As a new columnist for the Forest Park Review, I wanted to give the readers a little background on who I am. Although most people that I know have always considered me a strong and intelligent individual (do not laugh), I would have never imagined the amount of changes life has taken me through in my 30-something years on this great planet.
As a young adult, I traded the mean streets of inner city Philadelphia for the laid back metropolis of Greensboro, N.C., to pursue a degree in electrical engineering. Armed with diploma in hand, I once again morphed from an easy going, idealistic college graduate into a what’s-the-bottom-line, do-whatever-it-takes corporate professional.
One night I went to sleep as a single, independent woman of the ’90s in the southeastern United States and woke up as a maturing, married wife and mother of the new millennium in Forest Park.
I can not recall if I initially considered myself as an adopted member of the old Forest Park. I remember that Forest Park was an affordable alternative to our neighboring village to the east, Oak Park. By the way, did you get your tax bill this year! As a member of the old Forest Park, I openly admit missing the big smiley face on the north end water tower. I remember making trips to “the mall” to check out a few books from the local library. I proudly listed Circle Bowl at the top of my family entertainment options.
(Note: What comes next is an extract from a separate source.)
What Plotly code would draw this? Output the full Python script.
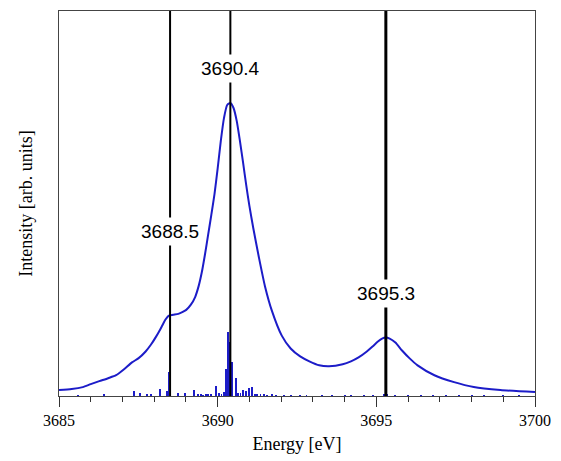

Nevertheless, despite all the fond memories I have as an Old Forest Parker, out of necessity I began a transformation into the New (and improved?) Forest Parkian.
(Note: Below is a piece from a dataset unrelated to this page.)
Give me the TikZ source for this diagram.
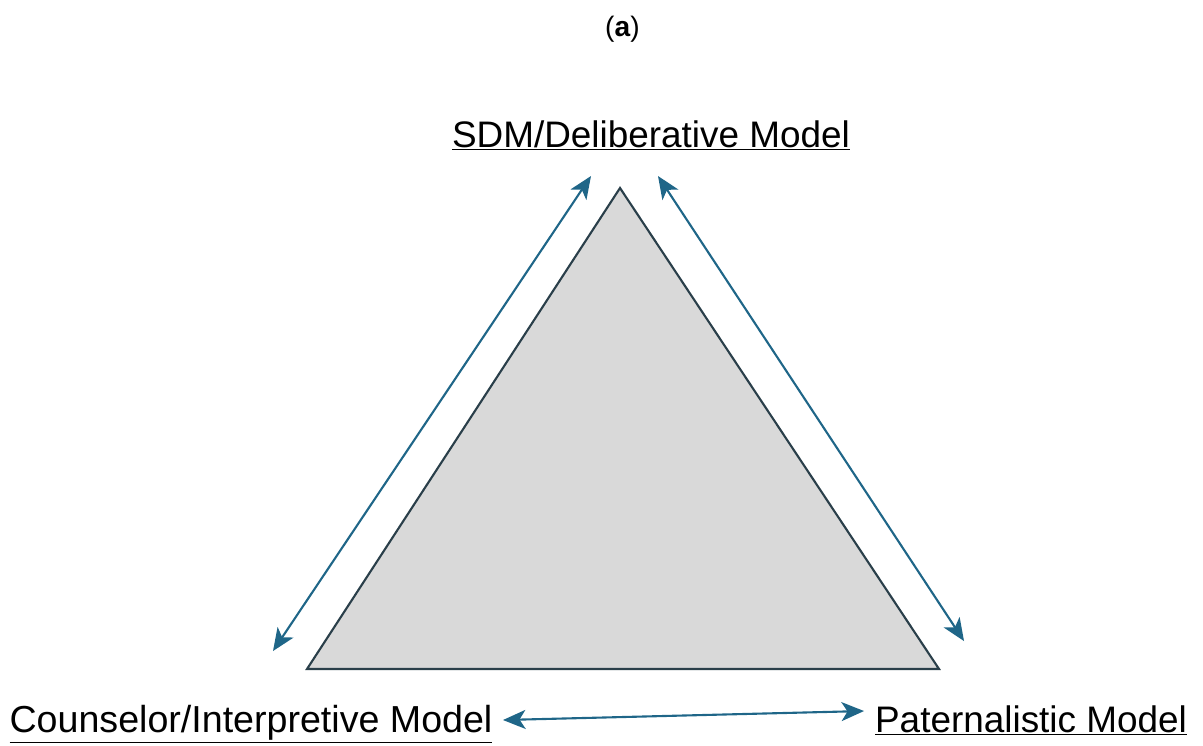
\documentclass[tikz,border=0pt]{standalone}
\usepackage{fontspec}
\setmainfont{Liberation Sans}
\usetikzlibrary{arrows.meta}
\definecolor{arrowblue}{HTML}{1F6688}
\definecolor{tribg}{HTML}{D9D9D9}
\definecolor{triedge}{HTML}{2A3F4A}
\pgfdeclarelayer{bg}
\pgfsetlayers{bg,main}
\tikzset{
    every node/.style={inner sep=0mm, draw=none},
    model/.style={font=\fontsize{21}{25}\selectfont, anchor=base},
    link/.style={arrowblue, line width=1.2pt, {Stealth[length=4.5mm,width=3.8mm,inset=1.2mm]}-{Stealth[length=4.5mm,width=3.8mm,inset=1.2mm]}}
}
\begin{document}
\begin{tikzpicture}[x=0.2mm, y=-0.2mm]
        \useasboundingbox (0,0) rectangle (1203,745);
        \node (t0) at (622.5,29) {\fontsize{16}{18}\selectfont (\textbf{a})};
        \node (m0) [model] at (651,147) {\underline{SDM/Deliberative Model}};
        \node (m1) [model] at (251,732) {\fontsize{21.4}{25}\selectfont\underline{Counselor/Interpretive Model}};
        \node (m2) [model] at (1031,732) {\underline{Paternalistic Model}};
        \coordinate (v0) at (620,188);
        \coordinate (v1) at (307,669);
        \coordinate (v2) at (939,669);
        \coordinate (a0) at (591,176);
        \coordinate (a1) at (273,651);
        \coordinate (a2) at (658,176);
        \coordinate (a3) at (964,641);
        \coordinate (a4) at (503,720);
        \coordinate (a5) at (864,711);
        \begin{pgfonlayer}{bg}
                \filldraw [fill=tribg, draw=triedge, line width=1.2pt, line join=miter] (v0) -- (v1) -- (v2) -- cycle;
        \end{pgfonlayer}
        \draw [link] (a1) -- (a0);
        \draw [link] (a2) -- (a3);
        \draw [link] (a4) -- (a5);
\end{tikzpicture}
\end{document}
I traded in my corporate suits for my stay-at-home mom battle gear. I gained a new appreciation for spending quality time with my four children, attending baseball games, dance classes and park district swimming pool events. As a true Forest Parkian, I always look forward to summer night treks to the Brown Cow for that perfect scoop of ice cream. Oddly enough I now see Circle Bowl only as TCH (Teen Central Hangout).
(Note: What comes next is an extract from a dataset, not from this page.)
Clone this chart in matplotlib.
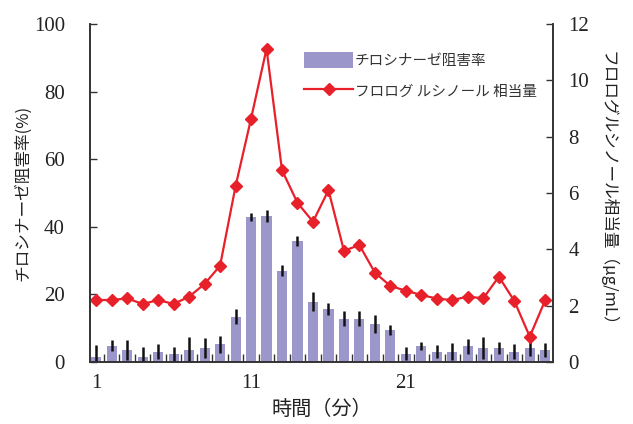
import matplotlib
matplotlib.use("Agg")
import matplotlib.pyplot as plt
from matplotlib.ticker import MultipleLocator, FixedLocator

# Sampling times (minutes)
minutes = list(range(1, 31))

# Tyrosinase inhibition (%) with standard deviation
inhibition = [1.6, 4.8, 3.5, 1.6, 3.0, 2.4, 3.5, 4.1, 5.3, 13.4,
              42.9, 43.2, 27.0, 35.8, 17.8, 15.7, 12.8, 12.8, 11.2, 9.5,
              2.4, 4.7, 3.0, 3.0, 4.7, 4.1, 4.1, 3.0, 4.1, 3.5]
inhibition_sd = [3.4, 1.6, 3.0, 2.8, 2.2, 2.1, 4.0, 3.0, 2.5, 2.3,
                 1.3, 1.9, 1.6, 1.6, 2.8, 1.9, 2.2, 2.2, 2.7, 1.4,
                 1.9, 1.1, 1.9, 2.5, 2.2, 3.3, 1.8, 2.2, 2.4, 2.0]

# Phloroglucinol equivalents (ug/mL)
phloro = [2.2, 2.2, 2.26, 2.06, 2.2, 2.06, 2.32, 2.77, 3.42, 6.24,
          8.64, 11.12, 6.81, 5.65, 4.98, 6.1, 3.95, 4.15, 3.17, 2.7,
          2.53, 2.38, 2.25, 2.2, 2.32, 2.26, 3.03, 2.17, 0.9, 2.2]

xtick_labels = ["1", "11", "21"]

bar_color = "#9c97ca"
line_color = "#e8202a"
spine_color = "#333333"
cjk = ["Noto Sans CJK JP", "DejaVu Sans"]
num_font = "Liberation Serif"

fig = plt.figure(figsize=(6.33, 4.24), dpi=100)
ax = fig.add_axes([90 / 633, 1 - 362 / 424, 463 / 633, 338 / 424])
ax2 = ax.twinx()

bars = ax.bar(minutes, inhibition, width=0.65, color=bar_color, zorder=2,
              label="チロシナーゼ阻害率")
ax.errorbar(minutes, inhibition, yerr=inhibition_sd, fmt="none",
            ecolor="#111111", elinewidth=1.8, capsize=0, zorder=3)

line, = ax2.plot(minutes, phloro, color=line_color, lw=1.6, marker="D",
                 markersize=6, markerfacecolor=line_color,
                 markeredgecolor=line_color,
                 label="フロログ ルシノール 相当量")

ax.set_xlim(0.6, 30.5)
ax.set_ylim(0, 100)
ax2.set_ylim(0, 12)

ax.xaxis.set_major_locator(FixedLocator([1, 11, 21]))
ax.set_xticklabels(xtick_labels)
ax.xaxis.set_minor_locator(FixedLocator([m + 0.5 for m in minutes[:-1]]))
ax.yaxis.set_major_locator(MultipleLocator(20))
ax2.yaxis.set_major_locator(MultipleLocator(2))

for a in (ax, ax2):
    a.spines["top"].set_visible(False)
    for s in ("left", "right", "bottom"):
        a.spines[s].set_color(spine_color)
        a.spines[s].set_linewidth(1.2)

ax.tick_params(axis="x", which="major", direction="in", length=0, pad=9,
               labelsize=15, colors=spine_color)
ax.tick_params(axis="x", which="minor", direction="in", length=6,
               width=1, color="#333333")
ax.tick_params(axis="y", direction="in", length=5, width=1,
               labelsize=15, pad=18, colors=spine_color)
ax2.tick_params(axis="y", direction="in", length=5, width=1,
                labelsize=15, pad=11, colors=spine_color)
for lab in ax.get_xticklabels() + ax.get_yticklabels() + ax2.get_yticklabels():
    lab.set_fontfamily(num_font)
    lab.set_color("#222222")

ax.set_xlabel("時間（分）", fontsize=14.5, family=cjk, color="#222222",
              labelpad=4)
ax.set_ylabel("チロシナーゼ阻害率(%)", fontsize=12, family=cjk,
              color="#222222", labelpad=2)
ax2.set_ylabel("フロログルシノール相当量（μg/mL）", fontsize=12, family=cjk,
               color="#222222", rotation=270, labelpad=20)

ax.set_zorder(ax2.get_zorder() - 1)
ax2.patch.set_visible(False)

leg = ax2.legend([bars, line], [bars.get_label(), line.get_label()],
                 loc="upper left", bbox_to_anchor=(208 / 463, 0.935),
                 frameon=False, prop={"family": cjk, "size": 10.5},
                 handlelength=3.4, handleheight=1.3, handletextpad=0.1,
                 labelspacing=1.05, borderaxespad=0)
for t in leg.get_texts():
    t.set_color("#333333")

fig.savefig("out.png", dpi=100)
In addition, I have become more aware and involved with the progress of my children’s education. Seeing the development of my children’s math and reading skills first hand reassures me that positive things are occurring at the local elementary schools. When I go to pick them up in the afternoon, I see a diverse group of students and parents gathered in the playground. That diversity perhaps is the best aspect of the new Forest Park that I treasure. I imagine the next evolution of the new Forest Park will bring greater diversity to our government, business and educational leaders.
Speaking of evolutions, I woke up one night last year and excitedly informed my husband that I planned to return to college to pursue a second degree in fashion design. In a dumb Scooby Doo voice he replied, “Why do you want to go back to school?” Instead of choosing whether to punch him in the chin or gut, I calmly explained it’s what I want to do. He realized that the changes I have experienced have influenced my perspective on life.
Like many of the residents in Forest Park, I have absorbed the best of both worlds (Old Forest Parker and New Forest Parkian). I realized that I have embraced and welcomed change without having to sacrifice what is true and important to me. So in the words of Charles Darwin, “It is not the strongest of the species that survives … nor the most intelligent that survives. It is the one that is the most adaptable to change.”
Andrea Blaylock has lived in Forest Park for 12 years. When she isn’t chasing her four kids and husband, she serves on the library board of trustees, attends college, and enjoys each day God has blessed her with.